Many a times, when I look around to see all smiling faces around me, I can only ponder, why is it just me with a frown on my face? Why does the Almighty always have to do this to me? Or is it that these happy faces around me are hiding something, carrying a veil pretty elegantly over their sorrows. Or maybe I don’t know what to do in my life, that’s why I am always the chosen one. May be I am one utterly confused soul... May be I am not sane after all….!!
But somewhere deep in my heart, I do know that this is what they call life- every bit of which is a challenge. Also that it is these painful moments which have helped me grow mentally over the years. Also, which has brought out the writer from within me. Infact I can’t describe the solace I receive when I pour out my feelings into this diary of mine, which, over the years have never shown even one streak of impatience, instead has helped me cope with the worst of situations.
I only wish I could do without expecting too much from people.

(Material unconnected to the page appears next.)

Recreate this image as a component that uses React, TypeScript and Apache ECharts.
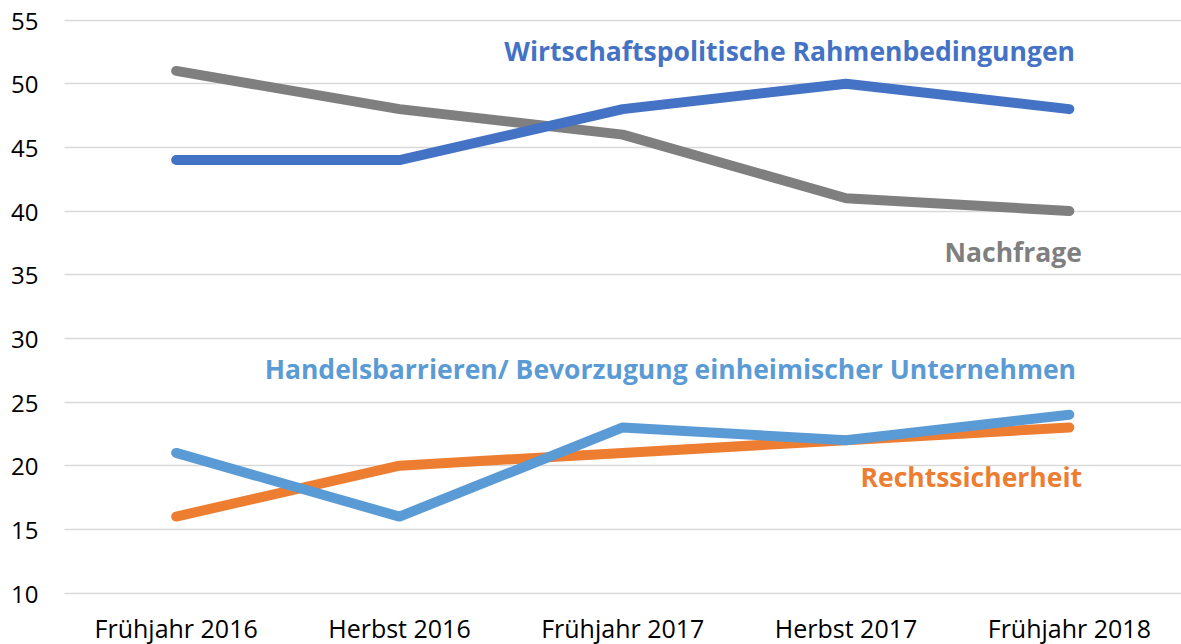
import React, { useEffect, useRef } from "react";
import * as echarts from "echarts";

const categories = ["Frühjahr 2016", "Herbst 2016", "Frühjahr 2017", "Herbst 2017", "Frühjahr 2018"];
const rahmen = [44, 44, 48, 50, 48];
const nachfrage = [51, 48, 46, 41, 40];
const handel = [21, 16, 23, 22, 24];
const recht = [16, 20, 21, 22, 23];

const names = {
  rahmen: "Wirtschaftspolitische Rahmenbedingungen",
  nachfrage: "Nachfrage",
  handel: "Handelsbarrieren/ Bevorzugung einheimischer Unternehmen",
  recht: "Rechtssicherheit",
};

const colors = { rahmen: "#4472C4", nachfrage: "#7F7F7F", handel: "#5B9BD5", recht: "#ED7D31" };

const FONT = "'Open Sans', 'Noto Sans', sans-serif";

export default function App() {
  const ref = useRef<HTMLDivElement>(null);
  useEffect(() => {
    const chart = echarts.init(ref.current!, null, { renderer: "svg" });
    const line = (name: string, data: number[], color: string, z: number) => ({
      name,
      type: "line",
      data,
      z,
      symbol: "none",
      lineStyle: { color, width: 10, cap: "round", join: "round" },
      itemStyle: { color },
    });
    const label = (text: string, color: string, right: number, y: number) => ({
      type: "text",
      right,
      top: y - 15,
      style: { text, fill: color, font: `bold 26.5px ${FONT}` },
    });
    chart.setOption({
      animation: false,
      grid: { left: 64.5, right: -8.5, top: 20, bottom: 51 },
      xAxis: {
        type: "category",
        data: categories,
        boundaryGap: true,
        axisLine: { show: false },
        axisTick: { show: false },
        axisLabel: { color: "#000", fontSize: 25, fontFamily: FONT, margin: 22 },
      },
      yAxis: {
        type: "value",
        min: 10,
        max: 55,
        interval: 5,
        axisLine: { show: false },
        axisTick: { show: false },
        axisLabel: { color: "#000", fontSize: 24, fontFamily: FONT, margin: 26 },
        splitLine: { lineStyle: { color: "#D9D9D9", width: 1.3 } },
      },
      series: [
        line(names.recht, recht, colors.recht, 2),
        line(names.handel, handel, colors.handel, 3),
        line(names.nachfrage, nachfrage, colors.nachfrage, 2),
        line(names.rahmen, rahmen, colors.rahmen, 3),
      ],
      graphic: [
        label(names.rahmen, colors.rahmen, 1181 - 1075, 52),
        label(names.nachfrage, colors.nachfrage, 1181 - 1082, 253),
        label(names.handel, colors.handel, 1181 - 1076, 370),
        label(names.recht, colors.recht, 1181 - 1082, 478),
      ],
    });
    return () => chart.dispose();
  }, []);
  return (
    <div
      ref={ref}
      style={{ position: "fixed", left: 0, top: 0, width: 1181, height: 644, background: "#fff" }}
    />
  );
}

And if I have to do so after all, I wouldn’t be so naïve as not to voice them out….because nothing hurts more than carrying a smile on your face when from within the pain is eating you up, like an insect eating up a fruit from within without messing with its lustrous skin. I wish I would not always make a fool of myself everytime in front of those who don’t even give a damn to me. I wish my tears could wash away with itself the pain from my heart and could give a feeling of catharsis….

16 comments:

Amborish Biswas said...

nicely said.....expectations should be made by first judging a person and not merely on his superficial sugar coated feelings n emotions towards us.....felt the same when ws recently betrayed by a person I considered best friend for more than a decade!!

soumi.datta said...

@amborish..very true..yet its difficult to judge people jus by looking at dem.happens..

Amborish Biswas said...
This comment has been removed by the author.
Amborish Biswas said...
This comment has been removed by the author.
Amborish Biswas said...

dats y I said we need to judge them n force them to reveal their true self....
well coincidences r similar but never so similar.....ur expectations hurt n solitude articles too seem a lot familiar to the story on my side,gud to c such a coincidence :)

Unknown said...

it seemed as if....u were speakin mah heart out...dere....u truly hv proved ths saying rt ... '' pen is love made visible ''... i m really hit with an enormous desire 2 write mah thoughts dwn....but then..mah lethargic side gets an upperhand everytym..i try to do tat
..phew...!!!... neway...wud really like 2 read more of thse 4 rm ya....n in rt ''doses''...lolzzzz

soumi.datta said...

@rhea..hehe...well to tell u da truth i was pretty frustrated when i wrote this one..so kind of din't even think much before writing...just poured out what was going on in my mind...kind of venting out my emotions.. ;)
den wen i finally read it myself da next day..i was kinda surprised by my own capacity to write sumthing as strong as this!!!

soumi.datta said...

@rhea..well i earnestly suggest u rite wen u have some strong currents flowing within u...first u r a gr88 writer...second..gives n xcellent outlet to ur emotions.. :)

Unknown said...

u luk lyyk a verry sahd person.....which u shudnt b!!! cheer up...

soumi.datta said...

@subhodeep...m not dat sad a person..just dat i get my flow of writing wen i m sad..in my defence.. :)

Deven said...

you should not give honor of coming true to your expectations to every one around you...there are only few of them who deserve that...try to recognize them...

soumi.datta said...

@devendra: can't agree more with u :)
but i wish it was that easy to recognize those few from the crowd worthy of my expectations..

Deven said...

@Soumi...recognizing such persons do not take any effort...you recognize them when you see them for the first time...what you need is patience waise most of the people don't agree with my opinions :)

soumi.datta said...

@devendra: well ya...i kind of agree to ur opninion..though not totally :)
i mean patience is alrite...but at times u start trusting a person in a very short time and he lives upto ur trust too...but at other times....u may hold patience to know da person too well n den start trusting him..yet dat won't do much to keep him from breaking ur trust...trust me on this.. :)
but ya i really like ur optimistic attitude towards life...wish i cud b da same! :)

pseudolegolas said...

u r good at writing.............and if sadness makes u write then we should make u sad........very sad...........so that we can get a novel from u................cheers

Nitin Deshpande A said...

That was excellent writing, thoughts onto words, great!!!